Observability (2022-2024)

o11y docs

The docs in this section capture example work done between 2022 and 2024. In this role, I wrote for highly technical audiences, like developers, SREs, and backend engineers.

Learning about LLMs

In FY24, I supported a major launch that let data scientists and developers monitor their LLM-based apps. Regardless of my personal opinions about AI hype, the experience allowed me to wrestle with a technology that had real industry ambiguity. Our user researcher summed it up well: GenAI is an area where practicioners learn as they do. This held true for me, too.

I learned alongside my SMEs, and my research quickly moved beyond tech news and forums into the world of academia. I tested my research and ventured guesses about how certain LLM processes might work. To no one’s surprise let alone my own, those guesses proved inadequate. But my SMEs were patient and helpful, and I’m a quick learner. Together we pushed out a ton of docs about a completely new feature in a completely new tech space. I can talk with confidence about embeddings, tokenization, vector databases, LLM temperature—the whole gamut.

I’ve included two docs from this feature release. The first is an introduction doc that covers a mix of observability and AI concepts. The second is an API reference for retrieving certain kinds of LLM data.

Untangling the AWS story

tl;dr: You can collect AWS metrics and store them in Company’s platform by polling individual API endpoints for each AWS service, or by integrating an agent with an AWS service. Company wanted to position the integration as our primary, recommended method.

The tricky part is that product still supports the API polling method, so the docs needed to stay live. This resulted in a seemingly random intermixing of procedures across several docs without a clear recommendation about where to start. Docs were littered with callouts for a new integration, but didn’t describe value or who should opt in. The area lacked formal logos despite having a real urgency to use the integration.

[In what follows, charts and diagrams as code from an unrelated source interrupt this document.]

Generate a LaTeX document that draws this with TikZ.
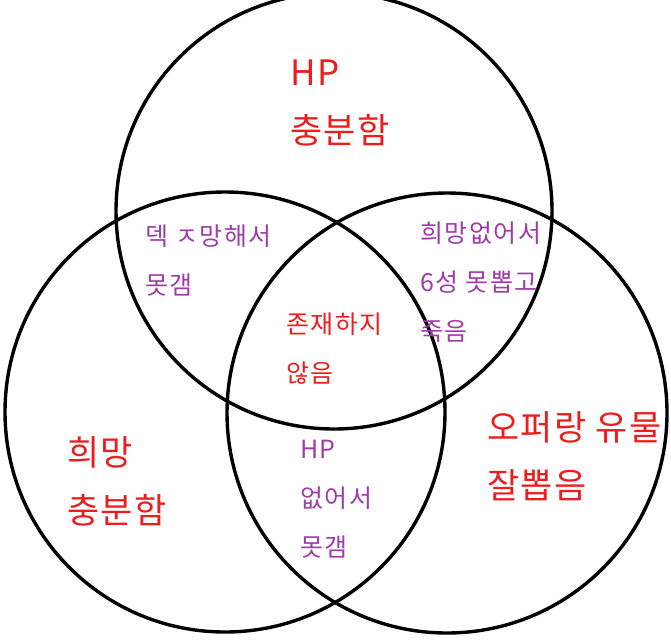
\documentclass[tikz,border=0pt]{standalone}
\usepackage{fontspec}
\setmainfont{Noto Sans CJK KR}
\definecolor{myred}{RGB}{235,30,30}
\definecolor{mypurple}{RGB}{160,60,170}
\tikzset{
 circ/.style={draw=black,line width=3.4pt},
 big/.style={text=myred,font=\fontsize{35}{58}\selectfont\addfontfeature{LetterSpace=4},align=left,anchor=north west,inner sep=0pt},
 small/.style={text=mypurple,font=\fontsize{25}{49}\selectfont\addfontfeature{LetterSpace=6},align=left,anchor=north west,inner sep=0pt},
 mid/.style={text=myred,font=\fontsize{25}{49}\selectfont\addfontfeature{LetterSpace=6},align=left,anchor=north west,inner sep=0pt}
}
\begin{document}
\begin{tikzpicture}[x=1pt,y=-1pt]
\useasboundingbox (0,0) rectangle (671,640);
\fill[white] (0,0) rectangle (671,640);
\draw[circ] (334,211) circle (218);
\draw[circ] (225,412) circle (220);
\draw[circ] (447,413) circle (220);
\node[big] (hp) at (290,60) {HP\\충분함};
\node[big] (hm) at (67,436) {희망\\충분함};
\node[big] (op) at (487,411) {오퍼랑 유물\\잘뽑음};
\node[mid] (ne) at (286,313) {존재하지\\않음};
\node[small] (dk) at (145,225) {덱 ㅈ망해서\\못갬};
\node[small] (hd) at (420,222) {희망없어서\\6성 못뽑고\\죽음};
\node[small] (hpn) at (300,440) {HP\\없어서\\못갬};
\end{tikzpicture}
\end{document}
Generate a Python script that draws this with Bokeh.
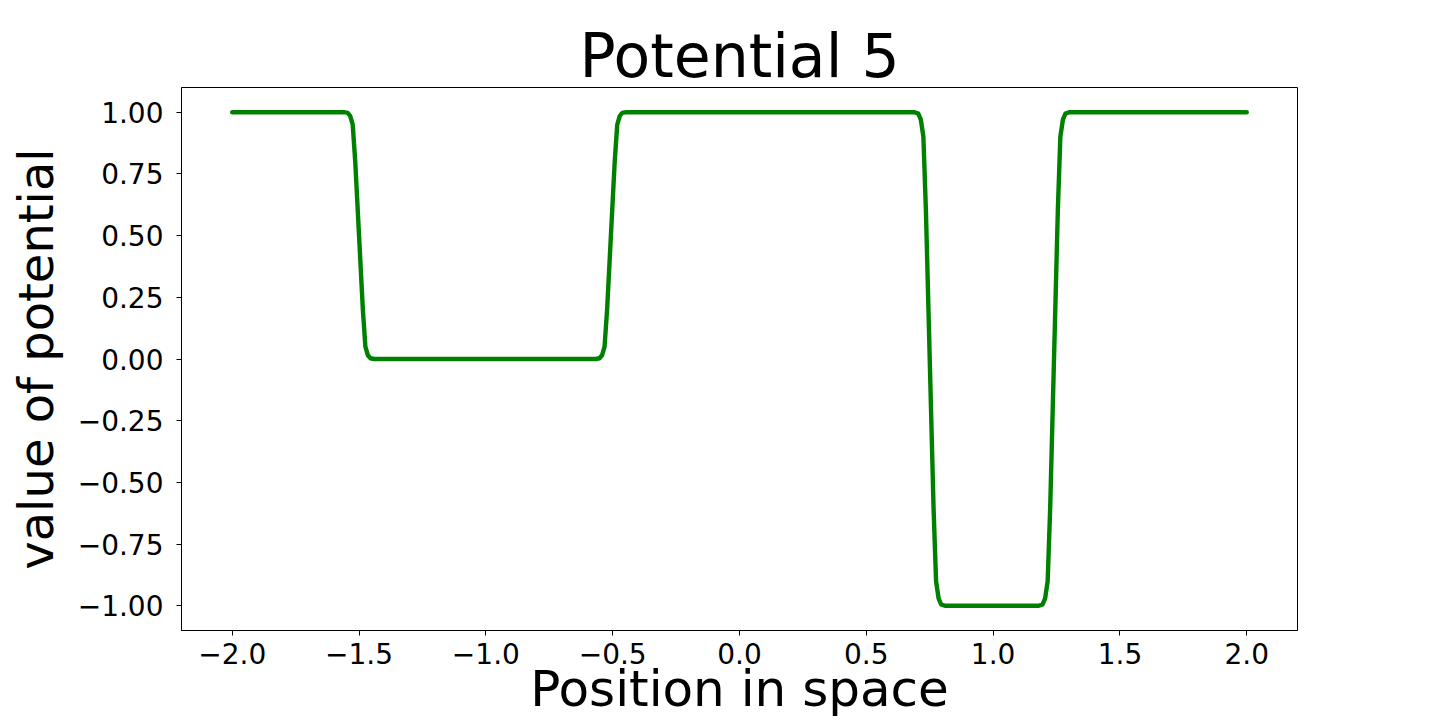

With this context, I made some decisions:

  • I created a single set up doc that functions as a “start here” for anyone wanting AWS data in the platform. The steps are for both first time users and existing users on the polling method.
  • I updated the intro doc with clear messaging about what procedures exist and why you’d choose one over the other. I removed all of those bizarre, billboard-y style callouts about the integration across all docs.
  • I preserved the set up instructions for the API polling method and grouped that doc with other alternative set-up procedures. (tl;dr Amazon is really complex and there were different procedures if you maintain EC2 instances, use their Kubernetes service, or are a GovCloud customer.)

This project was ad hoc, ambiguous, and really fun. I learned a lot about AWS and got to do some IA restructuring, which is my favorite kind of docs work.

Going deep with SREs

I created some how-to guides in FY23 to help customers navigate the platform’s UI. I wanted these docs to help users think about their data and the platform in a more meaningful way. That is, I wanted to create a story with clear cause and effect rather than a descriptive doc about what each UI component or element did. I kept the story relatively simple for a couple reasons:

  • Since app developers primarily use Company’s platform, I decided the doc could invite them to think about their data like an SRE, even if that’s not a hat they usually wear.
  • If an SRE used the doc, I suspected they could take this basic framework and complexify it to fit their use cases.

These how-to guides gave me plenty of exposure to our field and support teams. While I chatted with product and engineering to get a sense of why they made certain prod decisions, it was important to me that I wrote a story about how our users are actually using the product, rather than how we wanted them to.